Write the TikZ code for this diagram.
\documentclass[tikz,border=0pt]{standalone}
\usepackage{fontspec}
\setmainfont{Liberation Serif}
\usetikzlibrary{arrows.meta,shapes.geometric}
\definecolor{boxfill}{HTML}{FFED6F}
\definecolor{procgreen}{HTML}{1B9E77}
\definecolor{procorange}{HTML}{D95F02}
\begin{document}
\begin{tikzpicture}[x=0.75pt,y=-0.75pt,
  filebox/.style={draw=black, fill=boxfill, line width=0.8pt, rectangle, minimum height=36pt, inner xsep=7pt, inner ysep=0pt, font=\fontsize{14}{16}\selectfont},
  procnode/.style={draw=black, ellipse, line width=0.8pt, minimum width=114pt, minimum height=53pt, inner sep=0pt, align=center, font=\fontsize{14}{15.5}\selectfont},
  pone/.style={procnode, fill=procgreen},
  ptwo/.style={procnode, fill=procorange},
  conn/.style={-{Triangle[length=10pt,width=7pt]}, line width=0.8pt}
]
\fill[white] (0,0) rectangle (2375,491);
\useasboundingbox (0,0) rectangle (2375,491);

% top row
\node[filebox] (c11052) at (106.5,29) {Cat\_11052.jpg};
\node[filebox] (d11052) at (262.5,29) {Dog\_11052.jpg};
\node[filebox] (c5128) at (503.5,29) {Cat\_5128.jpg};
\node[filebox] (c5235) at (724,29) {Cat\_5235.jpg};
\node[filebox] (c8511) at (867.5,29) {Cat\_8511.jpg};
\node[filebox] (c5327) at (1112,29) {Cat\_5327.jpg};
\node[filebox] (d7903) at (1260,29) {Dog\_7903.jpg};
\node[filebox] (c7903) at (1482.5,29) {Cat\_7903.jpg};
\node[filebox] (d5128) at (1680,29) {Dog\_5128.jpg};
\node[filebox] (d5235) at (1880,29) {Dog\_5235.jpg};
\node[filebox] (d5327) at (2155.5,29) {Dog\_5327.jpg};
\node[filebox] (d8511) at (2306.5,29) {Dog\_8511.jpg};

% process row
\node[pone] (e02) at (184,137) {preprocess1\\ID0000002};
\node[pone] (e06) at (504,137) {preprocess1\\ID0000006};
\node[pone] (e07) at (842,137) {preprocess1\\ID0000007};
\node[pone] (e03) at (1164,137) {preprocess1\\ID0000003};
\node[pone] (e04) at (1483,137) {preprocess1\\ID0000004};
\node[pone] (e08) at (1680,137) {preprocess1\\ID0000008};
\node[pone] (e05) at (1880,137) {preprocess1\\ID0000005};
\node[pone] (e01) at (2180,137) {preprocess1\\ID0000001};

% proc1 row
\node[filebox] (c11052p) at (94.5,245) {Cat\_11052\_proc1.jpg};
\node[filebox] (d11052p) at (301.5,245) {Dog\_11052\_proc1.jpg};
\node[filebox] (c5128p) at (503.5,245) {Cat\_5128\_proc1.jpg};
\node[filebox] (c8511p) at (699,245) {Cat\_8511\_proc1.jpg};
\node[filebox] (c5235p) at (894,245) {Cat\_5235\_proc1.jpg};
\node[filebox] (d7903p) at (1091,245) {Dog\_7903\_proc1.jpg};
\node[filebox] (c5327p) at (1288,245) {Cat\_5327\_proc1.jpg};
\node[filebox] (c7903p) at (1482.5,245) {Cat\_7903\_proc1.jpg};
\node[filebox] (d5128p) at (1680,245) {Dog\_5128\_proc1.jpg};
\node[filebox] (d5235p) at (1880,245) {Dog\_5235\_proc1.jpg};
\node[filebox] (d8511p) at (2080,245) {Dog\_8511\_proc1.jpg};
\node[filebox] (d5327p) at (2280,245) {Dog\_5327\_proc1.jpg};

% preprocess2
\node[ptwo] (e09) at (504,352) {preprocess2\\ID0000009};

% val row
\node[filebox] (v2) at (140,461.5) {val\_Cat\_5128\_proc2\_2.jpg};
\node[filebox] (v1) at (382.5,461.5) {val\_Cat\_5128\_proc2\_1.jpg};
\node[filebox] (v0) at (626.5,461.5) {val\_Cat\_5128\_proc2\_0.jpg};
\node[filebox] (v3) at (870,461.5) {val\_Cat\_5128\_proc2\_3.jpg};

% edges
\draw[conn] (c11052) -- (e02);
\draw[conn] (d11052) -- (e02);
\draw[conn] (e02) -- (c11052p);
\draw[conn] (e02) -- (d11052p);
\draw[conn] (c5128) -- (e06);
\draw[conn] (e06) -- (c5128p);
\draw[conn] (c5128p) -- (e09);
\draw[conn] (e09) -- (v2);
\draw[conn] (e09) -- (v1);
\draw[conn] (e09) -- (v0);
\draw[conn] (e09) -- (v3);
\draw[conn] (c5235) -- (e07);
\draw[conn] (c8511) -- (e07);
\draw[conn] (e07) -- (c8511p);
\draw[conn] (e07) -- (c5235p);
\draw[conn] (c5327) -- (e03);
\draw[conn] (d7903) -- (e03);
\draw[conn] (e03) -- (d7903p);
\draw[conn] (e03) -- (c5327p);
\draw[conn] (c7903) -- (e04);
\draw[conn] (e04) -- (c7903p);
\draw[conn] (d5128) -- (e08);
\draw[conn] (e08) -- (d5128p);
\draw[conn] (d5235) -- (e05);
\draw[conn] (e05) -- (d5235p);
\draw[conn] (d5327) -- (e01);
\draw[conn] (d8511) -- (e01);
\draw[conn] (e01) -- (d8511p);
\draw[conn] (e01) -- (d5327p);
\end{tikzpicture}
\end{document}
--
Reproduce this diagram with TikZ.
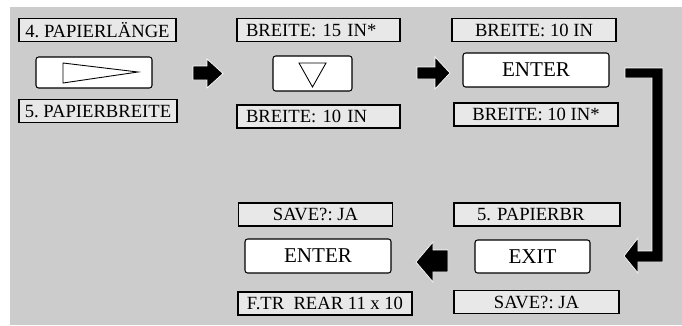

◆ **Problem statement**: Go over the records above and tally the lines with the word "this" in them. Give the number alone.

◆ **Final result**: 2